Remembering the Reverend Martin Luther King, Jr.
As the U.S. observes this week the annual holiday in honor of the life of the Reverend Martin Luther King, Jr., we should not forget the ties between Dr. King and labor unions. In fact, when Dr. King was assassinated in Memphis, Tennessee in 1968, he was in that city in support of striking members of the sanitation workers’ union.
The ties between Dr. King and organized labor are well documented. U.S. labor unions—including our own—joined with Dr. King in pushing for enactment of the Civil Rights Act of 1964 and the Voting Rights Act of 1965.
Our union was proud to work with Dr. King. Both Local 6 and the Hotel Trades Council provided him and his movement with financial contributions and other resources beginning with his earliest days at the Southern Christian Leadership Conference. And all of us can be proud of the facts that Dr. King twice received Local 6’s Civil Rights Award and that the Hotel Trades Council was the first union in the nation to negotiate a paid holiday for its members in observance of his memory.
As we observe the Reverend Martin Luther King Jr.’s birth and the accomplishments of his life, it is appropriate to recall the beauty of his vision and the eloquence with which he advocated it. Here is one example. Speaking about American life in the later part of the 19th Century and the earlier part of the 20th Century, Dr. King noted that workers in those times had no rights and no respect, saying, “They lived a life that was socially submerged and barren.” Dr. King then added, in words powerful enough to resonate today, “The inspiring answer to this intolerable and dehumanizing existence was economic organization through trade unions."
Dr. King also recognized that unions played a crucial role in advancing workers of all races, creeds and ethnicities. He said, “African Americans read the history of labor and find it mirrors our own existence. We know that if we are not simultaneously organizing our strength we have no means to move forward.”
Reverend King later took that thought a step further, saying that any attack on unions was an attack on everyone “Our needs are identical with organized labor's needs—decent wages, fair working conditions, livable housing, old age security, and conditions in which families can grow, have education for our children and respect in our community. The duality of interests of labor and ourselves makes any crisis which lacerates unions a crisis from which we, too, bleed.”
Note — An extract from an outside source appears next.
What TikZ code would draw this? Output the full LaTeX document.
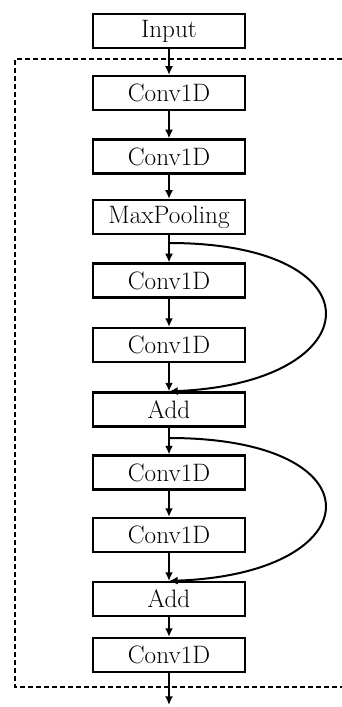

There are other areas besides civil rights where Dr. King’s opinions were groundbreaking and inspiring. In 1965 he began to publicly express doubts about the Vietnam War. Two years later, in an April 4, 1967 appearance here in New York City, he spoke out strongly against our country’s involvement in the war. He even associated the war with economic injustice, arguing that the country needed serious moral change: "A nation that continues year after year to spend more money on military defense than on programs of social uplift is approaching spiritual death," Dr. King said.
By 1967 the work of the Reverend Martin Luther King Jr. and other civil rights leaders had led to the Civil Rights Act and the Voting Rights Act, two historic pieces of legislation that improved our country immensely. Dr. King then concentrated on fighting for the working poor in the U.S. Our Union participated in his Poor People’s Campaign, busing members to Washington D.C. to join in the legendary demonstrations associated with that drive. Although different phrasing was used at the time, the purpose of the Poor People’s Campaign was to draw attention to the gross income disparity in the United States; in other words, the growing wealth of the 1 percent at the expense of the 99 percent.
Recalling the life of Dr. King reminds us that our union’s fight for social justice is as old as the Hotel Trades Council itself. Here is a look back at this 76-year-old continuing story.
And you will find an historic look at our union’s involvement with the civil rights movement here.
Considering that we are a country that is still struggling with income inequality, where women earn 25 percent less than men in the same jobs, where unions are under attack in states like Michigan, Indiana and Ohio, where massive defense spending continues to take away money from domestic programs to help the poor, the elderly and the sick, and where 12 million undocumented workers live in fear in the shadows of the American mainstream, we should all remember that the greatest tribute we can pay to Dr. King’s memory is to maintain his dream and carry on his work.